In der Nähe der Kirche im Ortszentrum fiel mir ein leerstehendes Lokal ins Auge. „Schlüssel in Angermund“. Es sei zu verpachten, stand auf Zetteln an den Fenstern. Ich ging um das Haus herum, bis ich auf dem weitläufigen Hinterhof des Schlüssels stand. Er sah aus, als sei er Opfer eines Erdbebens geworden. Schutthaufen. Ein umgeknickter Baum. Und ein flaches, schmales, wurmartig langgestrecktes Haus, dessen Tür offenstand. Ich ging hinein. Eine Kegelbahn. Oder besser: Ex-Kegelbahn. Sie sah aus, als verrottete sie vor sich hin. Am Ende der Bahn stand eine Klappe offen, so dass ich ins Innere der Bahn schauen konnte. Ich habe in meinen Leben schon zig Schlösser, Burgen und Klöster gesehen, aber noch nie das Herzstück einer Kegelbahn, wo eine komplizierte Apparatur die umgefallenen Kegel wiederaufrichtet, damit es für den nächsten Kegler so aussieht, als wäre nie was gewesen. Ich betrachtete den filigranen Mechanismus und einen Haufen umgestürzter weißer Kegel. Möglicherweise hatte man die Bahn nach dem letzten Wurf abgestellt, ohne es für nötig zu halten, den Kegeln ihre Würde zurückzugeben und sie aufrecht ihr Ende miterleben zu lassen. Wäre ich Regisseur eines Rosamunde-Pilcher-Films, ich würde die Szene schamlos in allen Details ausleuchten und ihr eine existenziellpoetische Bedeutung zu verleihen suchen.
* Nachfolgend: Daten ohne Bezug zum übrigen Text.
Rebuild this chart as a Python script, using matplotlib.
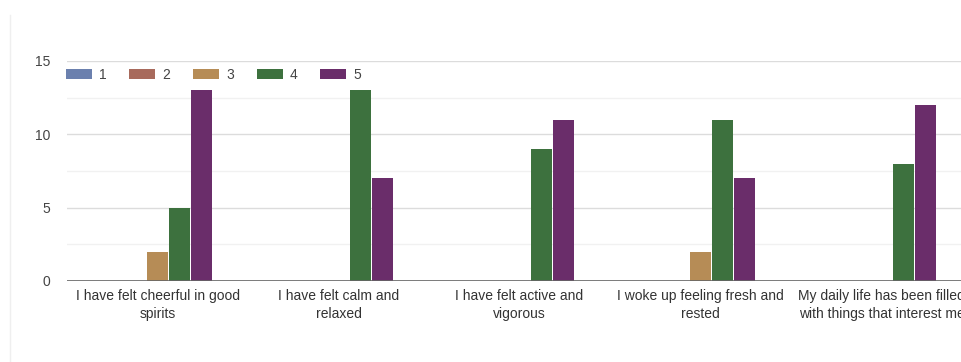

Neben dem Schlüssel befindet sich das Restaurant „Mediterran“. Von Nachbarn erfuhr ich, dass das gesamte Areal verkauft sei und auch das Mediterran dicht mache, am 20. Juli. Der Inhaber habe es zehn Jahre geführt und sowohl die Hochzeit seines Sohnes als auch die Geburt seines Enkels darin gefeiert. Immerhin, erfuhr ich weiter, habe er ein neues Lokal gefunden – das „Landgasthaus Chargé“in Duisburg-Rahm, wo er seinen Betrieb Ende August neu eröffne. Wie schön, dachte ich. Happy End! In Duisburg muss sich der Mann nicht mal an eine neue Telefonvorwahl gewöhnen.